#### Exercise objective
Copy the first line of the entries below and every line after it through the line containing "ax.xaxis.set_major_formatter(FuncFormatter(lambda v, p: '%g'". Do not include pictures.

#### Rows from a dataset of charts and code
------------------------------------------------

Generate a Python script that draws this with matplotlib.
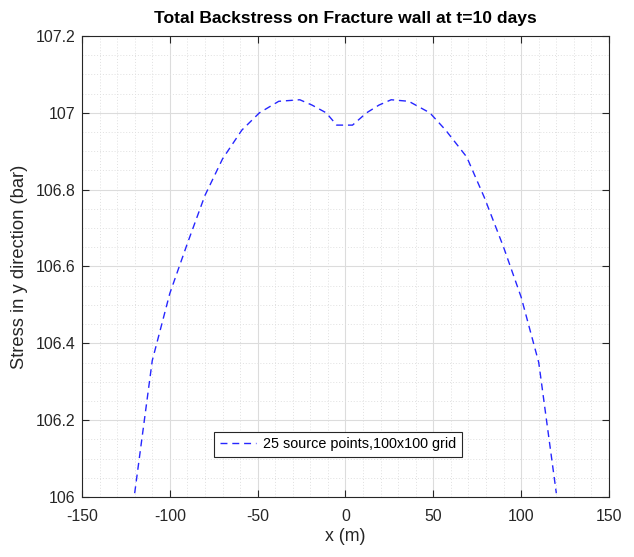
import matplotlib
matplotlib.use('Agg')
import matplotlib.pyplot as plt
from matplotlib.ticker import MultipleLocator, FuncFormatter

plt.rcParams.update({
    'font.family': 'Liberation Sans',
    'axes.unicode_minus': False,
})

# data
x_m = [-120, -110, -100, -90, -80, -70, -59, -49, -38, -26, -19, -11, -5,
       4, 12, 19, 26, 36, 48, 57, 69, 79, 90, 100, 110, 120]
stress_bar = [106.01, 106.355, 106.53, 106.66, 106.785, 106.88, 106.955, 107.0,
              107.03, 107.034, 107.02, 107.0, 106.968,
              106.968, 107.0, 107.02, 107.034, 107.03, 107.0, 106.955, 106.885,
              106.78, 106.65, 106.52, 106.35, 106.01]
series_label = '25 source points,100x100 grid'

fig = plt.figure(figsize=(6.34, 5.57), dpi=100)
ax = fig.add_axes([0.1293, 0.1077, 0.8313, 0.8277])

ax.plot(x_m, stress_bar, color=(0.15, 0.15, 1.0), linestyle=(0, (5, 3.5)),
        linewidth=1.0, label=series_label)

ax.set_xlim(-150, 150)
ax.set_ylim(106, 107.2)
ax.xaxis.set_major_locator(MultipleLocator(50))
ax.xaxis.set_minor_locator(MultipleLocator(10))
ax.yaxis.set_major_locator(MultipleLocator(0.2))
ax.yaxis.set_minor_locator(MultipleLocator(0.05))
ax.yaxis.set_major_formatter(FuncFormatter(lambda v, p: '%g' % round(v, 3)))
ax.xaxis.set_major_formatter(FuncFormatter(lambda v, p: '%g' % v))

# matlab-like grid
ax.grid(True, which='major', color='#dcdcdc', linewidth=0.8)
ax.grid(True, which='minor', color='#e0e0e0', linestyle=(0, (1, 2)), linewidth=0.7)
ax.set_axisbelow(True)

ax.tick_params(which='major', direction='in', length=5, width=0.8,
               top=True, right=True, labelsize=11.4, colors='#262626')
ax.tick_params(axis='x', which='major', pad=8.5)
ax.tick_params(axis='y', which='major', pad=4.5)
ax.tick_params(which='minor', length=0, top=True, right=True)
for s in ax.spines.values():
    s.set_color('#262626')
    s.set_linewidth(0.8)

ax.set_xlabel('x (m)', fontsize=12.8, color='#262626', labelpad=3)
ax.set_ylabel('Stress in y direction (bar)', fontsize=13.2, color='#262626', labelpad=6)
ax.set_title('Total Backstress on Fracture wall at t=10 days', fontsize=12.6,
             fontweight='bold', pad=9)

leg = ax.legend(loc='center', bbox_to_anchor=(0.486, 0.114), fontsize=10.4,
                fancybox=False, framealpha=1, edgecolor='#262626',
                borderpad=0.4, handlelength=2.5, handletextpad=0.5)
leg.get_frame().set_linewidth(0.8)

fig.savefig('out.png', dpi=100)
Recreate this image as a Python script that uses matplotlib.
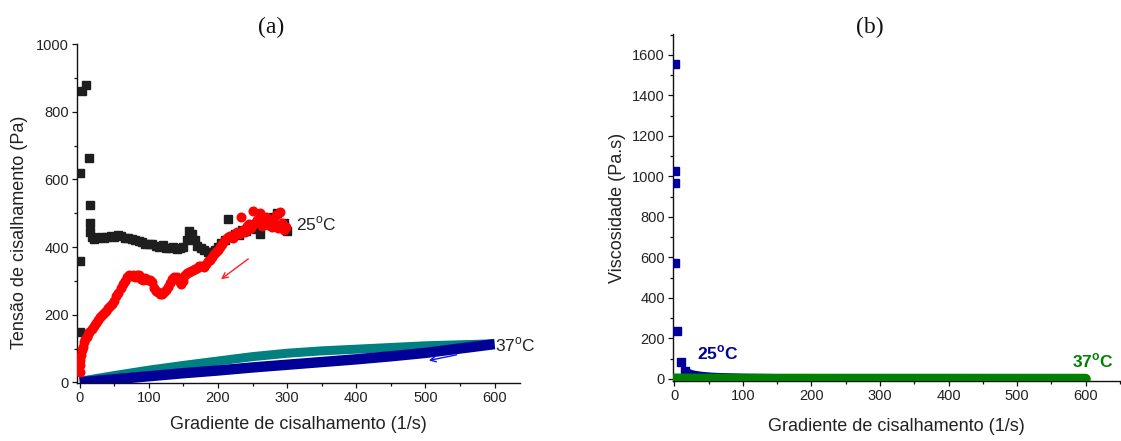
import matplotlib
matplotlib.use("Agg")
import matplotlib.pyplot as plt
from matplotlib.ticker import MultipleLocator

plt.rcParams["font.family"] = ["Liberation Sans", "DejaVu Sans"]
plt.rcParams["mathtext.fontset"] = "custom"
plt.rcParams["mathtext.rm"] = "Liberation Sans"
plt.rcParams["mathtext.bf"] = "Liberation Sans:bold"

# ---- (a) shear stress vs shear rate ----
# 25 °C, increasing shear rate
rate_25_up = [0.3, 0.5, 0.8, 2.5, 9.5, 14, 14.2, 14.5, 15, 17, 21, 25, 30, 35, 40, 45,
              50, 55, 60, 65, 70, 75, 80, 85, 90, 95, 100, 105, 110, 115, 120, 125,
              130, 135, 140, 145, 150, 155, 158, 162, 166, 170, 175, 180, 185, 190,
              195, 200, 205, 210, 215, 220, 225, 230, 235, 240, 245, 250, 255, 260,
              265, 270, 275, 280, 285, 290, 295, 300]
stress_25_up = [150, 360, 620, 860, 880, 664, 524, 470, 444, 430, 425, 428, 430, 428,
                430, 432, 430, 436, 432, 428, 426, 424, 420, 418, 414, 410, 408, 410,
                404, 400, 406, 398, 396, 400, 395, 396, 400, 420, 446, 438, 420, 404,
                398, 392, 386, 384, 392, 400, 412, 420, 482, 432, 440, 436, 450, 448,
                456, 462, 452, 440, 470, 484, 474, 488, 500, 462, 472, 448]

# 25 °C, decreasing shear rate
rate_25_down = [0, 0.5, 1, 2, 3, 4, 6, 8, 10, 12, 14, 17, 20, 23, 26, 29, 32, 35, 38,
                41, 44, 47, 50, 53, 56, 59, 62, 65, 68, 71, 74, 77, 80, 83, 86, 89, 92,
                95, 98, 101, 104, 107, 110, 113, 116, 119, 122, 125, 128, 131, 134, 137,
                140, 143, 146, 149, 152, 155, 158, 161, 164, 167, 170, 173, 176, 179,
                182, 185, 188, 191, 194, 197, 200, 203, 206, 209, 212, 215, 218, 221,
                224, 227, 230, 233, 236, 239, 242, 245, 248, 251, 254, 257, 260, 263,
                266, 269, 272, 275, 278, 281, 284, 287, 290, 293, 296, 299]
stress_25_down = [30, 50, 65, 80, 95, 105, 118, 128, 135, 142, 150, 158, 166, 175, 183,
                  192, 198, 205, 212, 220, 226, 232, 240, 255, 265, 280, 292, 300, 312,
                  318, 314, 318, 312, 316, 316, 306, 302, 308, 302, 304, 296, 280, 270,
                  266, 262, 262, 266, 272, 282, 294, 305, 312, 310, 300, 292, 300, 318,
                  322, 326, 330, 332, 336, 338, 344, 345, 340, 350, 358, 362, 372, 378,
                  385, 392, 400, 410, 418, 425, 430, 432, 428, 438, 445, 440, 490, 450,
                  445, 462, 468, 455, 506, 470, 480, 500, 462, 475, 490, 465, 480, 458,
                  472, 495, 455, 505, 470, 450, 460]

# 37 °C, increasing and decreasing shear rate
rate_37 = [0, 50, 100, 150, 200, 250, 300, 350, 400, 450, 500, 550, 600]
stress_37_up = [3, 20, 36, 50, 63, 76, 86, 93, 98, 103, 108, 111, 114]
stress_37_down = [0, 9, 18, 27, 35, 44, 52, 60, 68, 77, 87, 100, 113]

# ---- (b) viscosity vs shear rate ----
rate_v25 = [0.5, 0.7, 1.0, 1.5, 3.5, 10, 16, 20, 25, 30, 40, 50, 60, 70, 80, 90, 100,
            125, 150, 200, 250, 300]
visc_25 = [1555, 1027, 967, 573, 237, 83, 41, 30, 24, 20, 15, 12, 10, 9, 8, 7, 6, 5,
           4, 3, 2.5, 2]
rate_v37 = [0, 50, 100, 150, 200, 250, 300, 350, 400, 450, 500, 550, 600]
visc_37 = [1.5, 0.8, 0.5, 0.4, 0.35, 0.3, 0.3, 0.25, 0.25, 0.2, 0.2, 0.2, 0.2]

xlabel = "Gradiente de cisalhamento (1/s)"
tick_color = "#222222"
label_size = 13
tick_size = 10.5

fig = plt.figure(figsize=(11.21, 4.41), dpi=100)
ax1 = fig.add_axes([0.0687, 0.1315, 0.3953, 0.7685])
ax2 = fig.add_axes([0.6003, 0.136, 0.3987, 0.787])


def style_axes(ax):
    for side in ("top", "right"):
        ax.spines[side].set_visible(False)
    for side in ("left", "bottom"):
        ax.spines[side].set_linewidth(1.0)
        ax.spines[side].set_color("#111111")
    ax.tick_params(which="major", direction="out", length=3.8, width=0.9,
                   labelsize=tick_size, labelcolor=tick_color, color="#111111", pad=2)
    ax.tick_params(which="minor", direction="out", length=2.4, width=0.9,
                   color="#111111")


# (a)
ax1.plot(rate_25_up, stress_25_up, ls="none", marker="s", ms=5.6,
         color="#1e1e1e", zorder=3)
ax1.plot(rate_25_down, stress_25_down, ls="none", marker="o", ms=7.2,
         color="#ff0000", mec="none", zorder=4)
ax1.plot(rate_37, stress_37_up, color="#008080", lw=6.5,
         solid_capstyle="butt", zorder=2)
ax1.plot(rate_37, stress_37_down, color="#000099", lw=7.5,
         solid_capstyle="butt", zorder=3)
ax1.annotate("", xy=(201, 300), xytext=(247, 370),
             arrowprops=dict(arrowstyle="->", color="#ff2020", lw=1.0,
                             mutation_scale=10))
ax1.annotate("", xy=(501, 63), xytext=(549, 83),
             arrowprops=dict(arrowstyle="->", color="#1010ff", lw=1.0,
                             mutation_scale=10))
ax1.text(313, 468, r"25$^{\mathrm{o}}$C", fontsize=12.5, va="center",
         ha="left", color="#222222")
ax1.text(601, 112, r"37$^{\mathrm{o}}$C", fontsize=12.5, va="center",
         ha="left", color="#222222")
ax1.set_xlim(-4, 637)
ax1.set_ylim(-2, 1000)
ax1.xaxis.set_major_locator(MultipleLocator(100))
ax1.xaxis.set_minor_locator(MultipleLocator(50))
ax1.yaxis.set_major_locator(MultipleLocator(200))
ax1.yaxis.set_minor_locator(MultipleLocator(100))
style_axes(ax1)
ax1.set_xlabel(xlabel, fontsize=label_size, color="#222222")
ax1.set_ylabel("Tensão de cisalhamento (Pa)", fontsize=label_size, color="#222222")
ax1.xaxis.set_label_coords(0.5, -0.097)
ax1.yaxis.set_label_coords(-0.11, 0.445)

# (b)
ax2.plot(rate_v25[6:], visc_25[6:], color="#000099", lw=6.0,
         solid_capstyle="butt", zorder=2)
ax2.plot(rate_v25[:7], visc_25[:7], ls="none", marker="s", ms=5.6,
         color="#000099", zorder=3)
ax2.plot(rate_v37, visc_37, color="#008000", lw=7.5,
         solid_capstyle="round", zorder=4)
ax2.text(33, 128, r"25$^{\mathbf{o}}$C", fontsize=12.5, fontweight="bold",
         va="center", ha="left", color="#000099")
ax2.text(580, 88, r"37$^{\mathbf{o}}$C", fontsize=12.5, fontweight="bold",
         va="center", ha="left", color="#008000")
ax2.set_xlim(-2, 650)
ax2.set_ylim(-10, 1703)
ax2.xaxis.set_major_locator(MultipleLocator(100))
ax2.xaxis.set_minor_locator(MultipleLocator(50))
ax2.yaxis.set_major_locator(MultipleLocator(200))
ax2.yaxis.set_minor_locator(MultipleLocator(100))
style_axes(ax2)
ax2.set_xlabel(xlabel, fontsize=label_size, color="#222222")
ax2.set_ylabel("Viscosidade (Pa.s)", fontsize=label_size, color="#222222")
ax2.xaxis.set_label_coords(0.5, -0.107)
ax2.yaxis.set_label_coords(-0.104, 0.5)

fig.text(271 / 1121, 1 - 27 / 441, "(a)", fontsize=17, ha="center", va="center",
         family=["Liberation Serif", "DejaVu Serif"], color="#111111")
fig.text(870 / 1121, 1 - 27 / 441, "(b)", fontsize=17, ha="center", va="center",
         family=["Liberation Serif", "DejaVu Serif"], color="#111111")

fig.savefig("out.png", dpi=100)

------------------------------------------------

#### Task result
Generate a Python script that draws this with matplotlib.
import matplotlib
matplotlib.use('Agg')
import matplotlib.pyplot as plt
from matplotlib.ticker import MultipleLocator, FuncFormatter

plt.rcParams.update({
    'font.family': 'Liberation Sans',
    'axes.unicode_minus': False,
})

# data
x_m = [-120, -110, -100, -90, -80, -70, -59, -49, -38, -26, -19, -11, -5,
       4, 12, 19, 26, 36, 48, 57, 69, 79, 90, 100, 110, 120]
stress_bar = [106.01, 106.355, 106.53, 106.66, 106.785, 106.88, 106.955, 107.0,
              107.03, 107.034, 107.02, 107.0, 106.968,
              106.968, 107.0, 107.02, 107.034, 107.03, 107.0, 106.955, 106.885,
              106.78, 106.65, 106.52, 106.35, 106.01]
series_label = '25 source points,100x100 grid'

fig = plt.figure(figsize=(6.34, 5.57), dpi=100)
ax = fig.add_axes([0.1293, 0.1077, 0.8313, 0.8277])

ax.plot(x_m, stress_bar, color=(0.15, 0.15, 1.0), linestyle=(0, (5, 3.5)),
        linewidth=1.0, label=series_label)

ax.set_xlim(-150, 150)
ax.set_ylim(106, 107.2)
ax.xaxis.set_major_locator(MultipleLocator(50))
ax.xaxis.set_minor_locator(MultipleLocator(10))
ax.yaxis.set_major_locator(MultipleLocator(0.2))
ax.yaxis.set_minor_locator(MultipleLocator(0.05))
ax.yaxis.set_major_formatter(FuncFormatter(lambda v, p: '%g' % round(v, 3)))
ax.xaxis.set_major_formatter(FuncFormatter(lambda v, p: '%g' % v))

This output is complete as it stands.